■ **Requirements**
Don't include pictures. Quote the lines below from the first through the line that contains "const markerTop = [17.4, 43.1];".

■ **Supplied information**

+++++

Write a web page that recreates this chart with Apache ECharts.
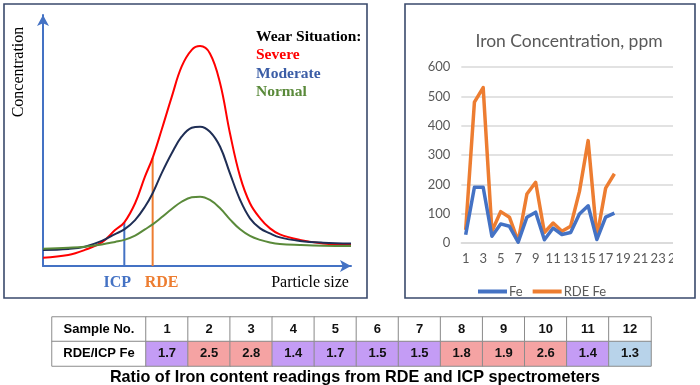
<!DOCTYPE html>
<html><head><meta charset="utf-8">
<script src="https://cdn.jsdelivr.net/npm/echarts@6/dist/echarts.min.js"></script>
<style>html,body{margin:0;padding:0;background:#fff}#c{width:700px;height:385px}</style>
</head><body><div id="c"></div>
<script>
// ---- Left panel: conceptual particle size distribution ----
const curveX   = [0, 8.2, 13.6, 19.1, 23.4, 26.4, 29.9, 33.1, 35.6, 38.5, 41.8, 45.0, 48.3, 51.0, 54.2, 57.5, 60.7, 64.0, 67.2, 70.5, 73.7, 76.9, 83.4, 90.9, 100];
const severe   = [3.3, 4.4, 6.4, 9.4, 14.3, 17.4, 25.0, 35.6, 43.1, 54.2, 67.4, 79.4, 86.1, 87.6, 84.7, 72.8, 52.9, 35.6, 25.0, 19.0, 15.0, 12.6, 10.4, 9.0, 8.6];
const moderate = [6.4, 6.8, 7.7, 10.0, 12.7, 14.6, 18.3, 23.6, 29.0, 36.9, 44.9, 51.5, 55.1, 55.5, 53.5, 47.5, 36.9, 26.3, 19.0, 15.0, 13.0, 11.4, 10.0, 9.3, 9.0];
const normal   = [6.9, 7.3, 7.7, 8.6, 9.6, 10.4, 12.1, 14.6, 16.6, 19.4, 22.7, 25.6, 27.4, 27.6, 26.3, 23.0, 18.6, 14.6, 12.0, 10.4, 9.4, 8.8, 8.4, 8.1, 8.0];
const wearNames = ['Severe', 'Moderate', 'Normal'];
const markerNames = ['ICP', 'RDE'];
const markerX = [26.4, 35.6];
const markerTop = [17.4, 43.1];

// ---- Right panel: iron concentration ----
const sampleCats = ['1','2','3','4','5','6','7','8','9','10','11','12','13','14','15','16','17','18','19','20','21','22','23','24','25'];
const fe    = [28, 190, 190, 23, 65, 57, 3, 88, 105, 11, 51, 29, 36, 99, 127, 12, 88, 102];
const rdeFe = [45, 480, 530, 40, 107, 88, 6, 167, 207, 36, 68, 40, 57, 175, 349, 20, 187, 236];

// ---- Table ----
const tableSamples = ['1','2','3','4','5','6','7','8','9','10','11','12'];
const ratios = [1.7, 2.5, 2.8, 1.4, 1.7, 1.5, 1.5, 1.8, 1.9, 2.6, 1.4, 1.3];
const rowLabels = ['Sample No.', 'RDE/ICP Fe'];
const caption = 'Ratio of Iron content readings from RDE and ICP spectrometers';

function ratioColor(r){ if (r >= 1.8) return '#F5A3A3'; if (r >= 1.4) return '#C49CF5'; return '#B8D3EA'; }

const serif = 'Liberation Serif';
const sans = 'Liberation Sans';
const cal = 'Lato';

const chart = echarts.init(document.getElementById('c'), null, {renderer:'canvas'});

const curveColors = ['#FF0000', '#1F2E55', '#5A8A3A'];
const legendColors = ['#FF0000', '#3B5DA6', '#5A8A3A'];
const markerColors = ['#4472C4', '#ED7D31'];

const curveSeries = [severe, moderate, normal].map((arr, k) => ({
  type: 'line', name: wearNames[k], xAxisIndex: 0, yAxisIndex: 0,
  data: curveX.map((x, i) => [x, arr[i]]), smooth: 0.4, showSymbol: false, symbol: 'none',
  lineStyle: {color: curveColors[k], width: 2}, itemStyle: {color: curveColors[k]}, z: 3, silent: true
}));

const markerSeries = markerNames.map((n, k) => ({
  type: 'line', name: n, xAxisIndex: 0, yAxisIndex: 0, silent: true,
  data: [
    {value: [markerX[k], 0], label: {show: true, position: 'bottom', distance: 9, offset: [k === 0 ? -7 : 9, 0],
      formatter: n, color: markerColors[k], fontFamily: serif, fontWeight: 'bold', fontSize: 16}},
    [markerX[k], markerTop[k]]
  ],
  symbol: 'circle', symbolSize: 0, showSymbol: true,
  lineStyle: {color: markerColors[k], width: 2}, itemStyle: {color: markerColors[k]}, z: 2
}));

const tableData = [];
tableSamples.forEach((s, i) => {
  tableData.push({value: [i, 0, Number(s)], name: s, itemStyle: {color: '#FFFFFF'}});
  tableData.push({value: [i, 1, ratios[i]], name: ratios[i].toFixed(1), itemStyle: {color: ratioColor(ratios[i])}});
});

const option = {
  animation: false,
  textStyle: {fontFamily: sans},
  title: [
    {text: 'Wear Situation:', left: 251, top: 24, textStyle: {fontFamily: serif, fontWeight: 'bold', fontSize: 15.5, color: '#000'}},
    {text: 'Iron Concentration, ppm', left: 564, top: 27, textAlign: 'center', textStyle: {fontFamily: cal, fontWeight: 'normal', fontSize: 17.5, color: '#595959'}},
    {text: caption, left: 350, top: 365, textAlign: 'center', textStyle: {fontFamily: sans, fontWeight: 'bold', fontSize: 16.2, color: '#000'}}
  ],
  legend: [
    {data: wearNames.map((n, k) => ({name: n, textStyle: {color: legendColors[k]}})),
     orient: 'vertical', left: 246, top: 42, itemWidth: 0, itemHeight: 0, itemGap: 2.5, icon: 'rect', selectedMode: false,
     textStyle: {fontFamily: serif, fontWeight: 'bold', fontSize: 15.5, lineHeight: 16}},
    {data: [{name: 'Fe', icon: 'rect'}, {name: 'RDE Fe', icon: 'rect'}], left: 473, top: 280, itemWidth: 29, itemHeight: 4, itemGap: 10, selectedMode: false,
     textStyle: {fontFamily: cal, fontSize: 13, color: '#595959', padding: [0,0,0,-3]}}
  ],
  grid: [
    {left: 43, right: 349, top: 15, bottom: 119},
    {left: 461.3, right: 20, top: 67, bottom: 142},
    {left: 52, width: 94, top: 317, height: 49},
    {left: 146, right: 49, top: 317, height: 49}
  ],
  xAxis: [
    {gridIndex: 0, type: 'value', min: 0, max: 100, axisLabel: {show: false}, axisTick: {show: false}, splitLine: {show: false},
     axisLine: {show: true, symbol: ['none', 'arrow'], symbolSize: [9, 11], lineStyle: {color: '#4472C4', width: 2}}},
    {gridIndex: 1, type: 'category', data: sampleCats, boundaryGap: true,
     axisLine: {lineStyle: {color: '#D9D9D9', width: 1.5}}, axisTick: {show: false},
     axisLabel: {interval: 1, color: '#595959', fontFamily: cal, fontSize: 13, margin: 9}},
    {gridIndex: 2, type: 'category', data: ['h'], show: false},
    {gridIndex: 3, type: 'category', data: tableSamples, show: false}
  ],
  yAxis: [
    {gridIndex: 0, type: 'value', min: 0, max: 100, axisLabel: {show: false}, axisTick: {show: false}, splitLine: {show: false},
     axisLine: {show: true, symbol: ['none', 'arrow'], symbolSize: [9, 11], lineStyle: {color: '#4472C4', width: 2}}},
    {gridIndex: 1, type: 'value', min: 0, max: 600, interval: 100,
     axisLine: {show: false}, axisTick: {show: false},
     splitLine: {lineStyle: {color: '#D9D9D9', width: 1.5}},
     axisLabel: {color: '#595959', fontFamily: cal, fontSize: 13, margin: 11}},
    {gridIndex: 2, type: 'category', data: ['r0', 'r1'], inverse: true, show: false},
    {gridIndex: 3, type: 'category', data: ['r0', 'r1'], inverse: true, show: false}
  ],
  graphic: [
    {type: 'rect', shape: {x: 673, y: 55, width: 21, height: 215}, style: {fill: '#fff'}, z: 99},
    {type: 'rect', shape: {x: 4, y: 4, width: 363, height: 294}, style: {fill: 'none', stroke: '#3A4A6C', lineWidth: 1.6}, z: 100},
    {type: 'rect', shape: {x: 405, y: 4, width: 290, height: 294}, style: {fill: 'none', stroke: '#3A4A6C', lineWidth: 1.6}, z: 100},
    {type: 'text', x: 19, y: 72, rotation: Math.PI / 2, style: {text: 'Concentration', fontFamily: serif, fontSize: 16, fill: '#000', textAlign: 'center', textVerticalAlign: 'middle'}},
    {type: 'text', x: 310, y: 283, style: {text: 'Particle size', fontFamily: serif, fontSize: 16, fill: '#000', textAlign: 'center', textVerticalAlign: 'middle'}}
  ],
  series: [
    ...curveSeries,
    ...markerSeries,
    {type: 'line', name: 'Fe', xAxisIndex: 1, yAxisIndex: 1, data: fe, showSymbol: false, symbol: 'none',
     lineStyle: {color: '#4472C4', width: 3.5, join: 'round'}, itemStyle: {color: '#4472C4'}, z: 3},
    {type: 'line', name: 'RDE Fe', xAxisIndex: 1, yAxisIndex: 1, data: rdeFe, showSymbol: false, symbol: 'none',
     lineStyle: {color: '#ED7D31', width: 3.5, join: 'round'}, itemStyle: {color: '#ED7D31'}, z: 2},
    {type: 'heatmap', xAxisIndex: 2, yAxisIndex: 2, silent: true,
     data: rowLabels.map((t, i) => ({value: [0, i, i], name: t, itemStyle: {color: '#FFFFFF'}})),
     itemStyle: {borderColor: '#8C8C8C', borderWidth: 1},
     label: {show: true, formatter: '{b}', fontFamily: sans, fontWeight: 'bold', fontSize: 13, color: '#000'}},
    {type: 'heatmap', xAxisIndex: 3, yAxisIndex: 3, silent: true, data: tableData,
     itemStyle: {borderColor: '#8C8C8C', borderWidth: 1},
     label: {show: true, formatter: '{b}', fontFamily: sans, fontWeight: 'bold', fontSize: 13, color: '#111'}}
  ]
};
chart.setOption(option);
</script></body></html>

+++++

■ **Written answer**
Write a web page that recreates this chart with Apache ECharts.
<!DOCTYPE html>
<html><head><meta charset="utf-8">
<script src="https://cdn.jsdelivr.net/npm/echarts@6/dist/echarts.min.js"></script>
<style>html,body{margin:0;padding:0;background:#fff}#c{width:700px;height:385px}</style>
</head><body><div id="c"></div>
<script>
// ---- Left panel: conceptual particle size distribution ----
const curveX   = [0, 8.2, 13.6, 19.1, 23.4, 26.4, 29.9, 33.1, 35.6, 38.5, 41.8, 45.0, 48.3, 51.0, 54.2, 57.5, 60.7, 64.0, 67.2, 70.5, 73.7, 76.9, 83.4, 90.9, 100];
const severe   = [3.3, 4.4, 6.4, 9.4, 14.3, 17.4, 25.0, 35.6, 43.1, 54.2, 67.4, 79.4, 86.1, 87.6, 84.7, 72.8, 52.9, 35.6, 25.0, 19.0, 15.0, 12.6, 10.4, 9.0, 8.6];
const moderate = [6.4, 6.8, 7.7, 10.0, 12.7, 14.6, 18.3, 23.6, 29.0, 36.9, 44.9, 51.5, 55.1, 55.5, 53.5, 47.5, 36.9, 26.3, 19.0, 15.0, 13.0, 11.4, 10.0, 9.3, 9.0];
const normal   = [6.9, 7.3, 7.7, 8.6, 9.6, 10.4, 12.1, 14.6, 16.6, 19.4, 22.7, 25.6, 27.4, 27.6, 26.3, 23.0, 18.6, 14.6, 12.0, 10.4, 9.4, 8.8, 8.4, 8.1, 8.0];
const wearNames = ['Severe', 'Moderate', 'Normal'];
const markerNames = ['ICP', 'RDE'];
const markerX = [26.4, 35.6];
const markerTop = [17.4, 43.1];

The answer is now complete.